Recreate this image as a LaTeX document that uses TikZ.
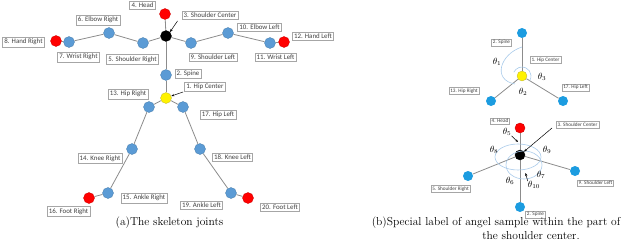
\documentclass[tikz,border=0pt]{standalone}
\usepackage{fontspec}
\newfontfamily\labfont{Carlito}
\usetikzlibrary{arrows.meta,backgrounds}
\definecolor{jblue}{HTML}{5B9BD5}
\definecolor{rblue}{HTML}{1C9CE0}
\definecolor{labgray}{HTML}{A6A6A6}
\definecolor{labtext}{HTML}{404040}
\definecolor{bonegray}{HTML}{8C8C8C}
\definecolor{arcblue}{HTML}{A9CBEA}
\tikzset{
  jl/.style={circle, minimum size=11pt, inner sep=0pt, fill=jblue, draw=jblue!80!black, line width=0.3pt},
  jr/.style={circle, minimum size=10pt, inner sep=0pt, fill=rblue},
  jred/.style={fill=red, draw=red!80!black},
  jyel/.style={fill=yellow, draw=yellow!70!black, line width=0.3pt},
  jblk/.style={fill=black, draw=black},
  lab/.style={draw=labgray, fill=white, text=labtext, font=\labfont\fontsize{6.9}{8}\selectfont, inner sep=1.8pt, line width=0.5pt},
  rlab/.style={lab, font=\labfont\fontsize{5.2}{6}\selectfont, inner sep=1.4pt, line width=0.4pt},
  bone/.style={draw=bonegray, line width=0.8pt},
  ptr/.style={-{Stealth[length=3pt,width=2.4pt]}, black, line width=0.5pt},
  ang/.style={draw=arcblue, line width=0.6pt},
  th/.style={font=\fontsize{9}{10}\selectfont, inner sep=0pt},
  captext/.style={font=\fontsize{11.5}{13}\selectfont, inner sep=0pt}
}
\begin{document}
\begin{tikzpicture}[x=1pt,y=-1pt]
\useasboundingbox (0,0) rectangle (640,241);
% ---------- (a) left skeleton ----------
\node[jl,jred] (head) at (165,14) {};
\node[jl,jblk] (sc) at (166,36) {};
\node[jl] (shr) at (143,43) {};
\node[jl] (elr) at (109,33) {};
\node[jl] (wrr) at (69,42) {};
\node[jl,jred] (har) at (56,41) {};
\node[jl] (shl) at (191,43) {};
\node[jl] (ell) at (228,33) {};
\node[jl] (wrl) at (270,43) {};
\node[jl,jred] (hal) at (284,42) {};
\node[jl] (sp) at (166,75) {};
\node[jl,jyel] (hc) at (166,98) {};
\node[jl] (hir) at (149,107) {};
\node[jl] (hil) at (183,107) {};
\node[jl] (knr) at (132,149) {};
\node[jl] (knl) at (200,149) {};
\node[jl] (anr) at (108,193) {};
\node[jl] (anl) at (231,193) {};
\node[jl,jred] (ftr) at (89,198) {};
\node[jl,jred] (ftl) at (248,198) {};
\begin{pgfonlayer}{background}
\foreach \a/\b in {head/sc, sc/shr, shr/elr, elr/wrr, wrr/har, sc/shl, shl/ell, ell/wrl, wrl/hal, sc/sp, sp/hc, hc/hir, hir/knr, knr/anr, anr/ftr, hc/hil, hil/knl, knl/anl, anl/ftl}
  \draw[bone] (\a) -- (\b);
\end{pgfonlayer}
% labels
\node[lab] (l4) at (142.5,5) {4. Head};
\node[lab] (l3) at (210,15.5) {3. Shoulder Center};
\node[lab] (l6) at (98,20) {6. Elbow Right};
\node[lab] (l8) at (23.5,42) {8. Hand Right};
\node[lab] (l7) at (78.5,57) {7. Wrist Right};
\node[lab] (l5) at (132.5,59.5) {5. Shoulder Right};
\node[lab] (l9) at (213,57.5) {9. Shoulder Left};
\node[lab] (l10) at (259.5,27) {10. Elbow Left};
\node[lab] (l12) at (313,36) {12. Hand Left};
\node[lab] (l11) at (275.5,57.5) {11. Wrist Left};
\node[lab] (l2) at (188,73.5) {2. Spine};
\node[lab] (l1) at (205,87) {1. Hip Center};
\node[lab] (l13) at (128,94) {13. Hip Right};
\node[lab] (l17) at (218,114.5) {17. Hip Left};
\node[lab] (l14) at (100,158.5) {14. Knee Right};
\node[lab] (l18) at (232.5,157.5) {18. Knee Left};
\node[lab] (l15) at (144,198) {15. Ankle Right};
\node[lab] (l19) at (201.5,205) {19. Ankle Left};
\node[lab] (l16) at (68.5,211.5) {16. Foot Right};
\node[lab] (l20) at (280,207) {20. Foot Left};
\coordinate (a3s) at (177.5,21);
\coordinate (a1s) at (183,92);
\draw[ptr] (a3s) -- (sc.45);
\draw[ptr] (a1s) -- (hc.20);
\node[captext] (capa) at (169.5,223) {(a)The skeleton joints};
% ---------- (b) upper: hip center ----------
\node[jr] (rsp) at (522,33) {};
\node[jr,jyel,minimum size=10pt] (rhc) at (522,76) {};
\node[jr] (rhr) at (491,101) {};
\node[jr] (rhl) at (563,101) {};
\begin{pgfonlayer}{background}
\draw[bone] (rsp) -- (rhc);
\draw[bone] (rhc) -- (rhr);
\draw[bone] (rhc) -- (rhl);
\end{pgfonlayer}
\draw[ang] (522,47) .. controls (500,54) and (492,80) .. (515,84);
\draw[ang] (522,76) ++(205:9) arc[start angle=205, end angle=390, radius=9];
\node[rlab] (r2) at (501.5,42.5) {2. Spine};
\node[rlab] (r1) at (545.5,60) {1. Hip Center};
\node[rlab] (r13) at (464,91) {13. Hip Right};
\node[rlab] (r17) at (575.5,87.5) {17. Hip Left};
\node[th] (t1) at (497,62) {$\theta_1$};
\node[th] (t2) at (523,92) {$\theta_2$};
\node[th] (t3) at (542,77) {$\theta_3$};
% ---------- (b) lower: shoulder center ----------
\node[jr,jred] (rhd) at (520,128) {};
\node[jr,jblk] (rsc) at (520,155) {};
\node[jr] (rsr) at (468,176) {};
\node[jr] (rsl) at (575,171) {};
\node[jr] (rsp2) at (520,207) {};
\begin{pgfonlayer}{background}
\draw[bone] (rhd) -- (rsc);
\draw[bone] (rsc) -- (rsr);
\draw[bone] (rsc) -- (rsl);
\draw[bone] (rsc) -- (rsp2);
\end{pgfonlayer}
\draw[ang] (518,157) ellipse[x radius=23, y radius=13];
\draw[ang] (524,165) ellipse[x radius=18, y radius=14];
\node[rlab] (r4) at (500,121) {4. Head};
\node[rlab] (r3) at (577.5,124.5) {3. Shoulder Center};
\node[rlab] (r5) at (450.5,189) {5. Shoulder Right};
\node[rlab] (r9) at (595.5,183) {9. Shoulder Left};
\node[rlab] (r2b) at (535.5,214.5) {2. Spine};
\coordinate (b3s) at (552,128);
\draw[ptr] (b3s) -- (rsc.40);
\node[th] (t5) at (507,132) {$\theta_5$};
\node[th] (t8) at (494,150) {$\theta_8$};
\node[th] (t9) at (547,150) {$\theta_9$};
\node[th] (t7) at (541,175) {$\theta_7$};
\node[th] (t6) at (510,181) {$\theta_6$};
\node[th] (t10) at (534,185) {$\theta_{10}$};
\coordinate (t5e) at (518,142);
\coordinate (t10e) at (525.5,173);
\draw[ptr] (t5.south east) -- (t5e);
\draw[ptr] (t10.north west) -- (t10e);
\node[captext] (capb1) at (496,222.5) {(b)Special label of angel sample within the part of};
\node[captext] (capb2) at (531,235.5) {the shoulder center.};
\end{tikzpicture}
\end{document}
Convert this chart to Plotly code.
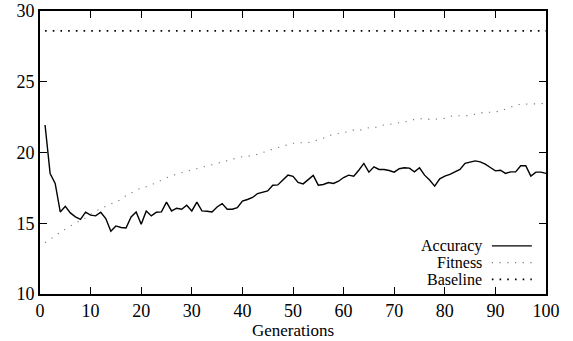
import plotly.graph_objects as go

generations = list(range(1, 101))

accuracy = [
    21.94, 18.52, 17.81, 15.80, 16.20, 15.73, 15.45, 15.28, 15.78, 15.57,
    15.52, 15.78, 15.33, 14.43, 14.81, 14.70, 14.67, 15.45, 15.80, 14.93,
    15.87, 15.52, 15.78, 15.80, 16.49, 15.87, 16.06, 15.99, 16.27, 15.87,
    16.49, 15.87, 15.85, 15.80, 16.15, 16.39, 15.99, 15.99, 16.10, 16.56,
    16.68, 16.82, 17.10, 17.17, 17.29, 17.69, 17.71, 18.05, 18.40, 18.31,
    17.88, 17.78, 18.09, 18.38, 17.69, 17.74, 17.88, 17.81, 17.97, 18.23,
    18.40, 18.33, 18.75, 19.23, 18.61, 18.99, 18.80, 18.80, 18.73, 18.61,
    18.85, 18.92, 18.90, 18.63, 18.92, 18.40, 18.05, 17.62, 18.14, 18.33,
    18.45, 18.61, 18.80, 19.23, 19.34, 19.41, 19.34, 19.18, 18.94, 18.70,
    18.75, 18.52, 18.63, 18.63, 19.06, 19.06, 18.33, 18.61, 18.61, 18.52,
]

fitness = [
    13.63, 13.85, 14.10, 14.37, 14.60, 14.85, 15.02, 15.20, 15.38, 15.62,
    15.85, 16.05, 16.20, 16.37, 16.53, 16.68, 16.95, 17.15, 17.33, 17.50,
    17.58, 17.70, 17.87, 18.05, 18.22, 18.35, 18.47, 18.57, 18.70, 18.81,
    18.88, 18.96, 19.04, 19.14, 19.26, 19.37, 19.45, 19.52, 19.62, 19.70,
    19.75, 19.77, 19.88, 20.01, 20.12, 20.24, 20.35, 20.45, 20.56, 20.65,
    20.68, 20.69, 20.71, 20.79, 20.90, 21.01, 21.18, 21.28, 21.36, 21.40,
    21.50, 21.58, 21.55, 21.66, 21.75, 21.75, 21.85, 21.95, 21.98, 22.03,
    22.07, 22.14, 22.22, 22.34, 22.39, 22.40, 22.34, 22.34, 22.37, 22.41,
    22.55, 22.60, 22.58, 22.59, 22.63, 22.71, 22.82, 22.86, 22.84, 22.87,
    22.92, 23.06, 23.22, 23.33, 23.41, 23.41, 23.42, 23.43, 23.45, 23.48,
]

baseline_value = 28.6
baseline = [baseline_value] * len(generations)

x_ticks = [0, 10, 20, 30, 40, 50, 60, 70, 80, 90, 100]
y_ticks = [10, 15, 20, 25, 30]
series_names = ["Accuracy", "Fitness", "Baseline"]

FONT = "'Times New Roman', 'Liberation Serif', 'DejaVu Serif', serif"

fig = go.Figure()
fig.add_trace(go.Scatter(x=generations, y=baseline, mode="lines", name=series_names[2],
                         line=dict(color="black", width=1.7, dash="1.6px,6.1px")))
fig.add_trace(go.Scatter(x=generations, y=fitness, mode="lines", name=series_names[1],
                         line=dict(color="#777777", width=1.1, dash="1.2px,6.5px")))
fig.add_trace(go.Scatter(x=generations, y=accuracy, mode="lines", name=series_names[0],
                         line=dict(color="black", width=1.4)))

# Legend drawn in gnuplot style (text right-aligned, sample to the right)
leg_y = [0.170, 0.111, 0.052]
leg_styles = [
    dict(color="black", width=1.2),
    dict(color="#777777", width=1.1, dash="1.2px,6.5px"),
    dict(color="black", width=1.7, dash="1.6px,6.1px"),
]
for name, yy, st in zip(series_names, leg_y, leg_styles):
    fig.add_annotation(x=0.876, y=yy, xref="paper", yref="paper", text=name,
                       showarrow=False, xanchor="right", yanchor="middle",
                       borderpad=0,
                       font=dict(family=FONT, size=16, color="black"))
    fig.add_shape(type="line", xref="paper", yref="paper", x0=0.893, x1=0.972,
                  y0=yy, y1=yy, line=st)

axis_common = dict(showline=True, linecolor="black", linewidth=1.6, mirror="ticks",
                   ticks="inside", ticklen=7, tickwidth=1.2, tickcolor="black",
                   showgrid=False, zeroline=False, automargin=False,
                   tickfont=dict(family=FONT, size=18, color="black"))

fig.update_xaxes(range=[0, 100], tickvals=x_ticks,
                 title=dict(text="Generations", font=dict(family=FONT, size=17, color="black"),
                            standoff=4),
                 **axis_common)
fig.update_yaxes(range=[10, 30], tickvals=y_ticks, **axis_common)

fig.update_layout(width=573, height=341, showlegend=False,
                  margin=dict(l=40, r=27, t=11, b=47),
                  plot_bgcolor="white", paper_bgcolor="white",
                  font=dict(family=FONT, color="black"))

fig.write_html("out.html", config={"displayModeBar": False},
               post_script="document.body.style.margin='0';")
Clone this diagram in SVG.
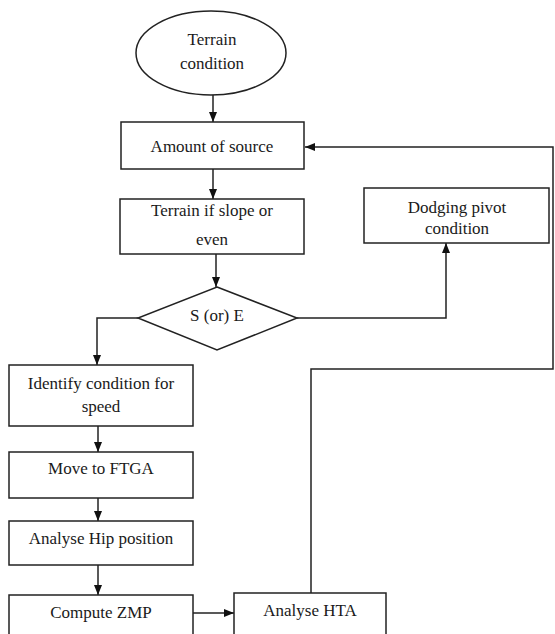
|---|
= REQUIRED WORK =
Word for word, retype the lines in the entries above that run from the one with "Convert this chart to Plotly code." through the one with "generations = list(range(1, 101))". Both ends count; pictures do not.

= SOLUTION TO THE EXERCISE =
Convert this chart to Plotly code.
import plotly.graph_objects as go

generations = list(range(1, 101))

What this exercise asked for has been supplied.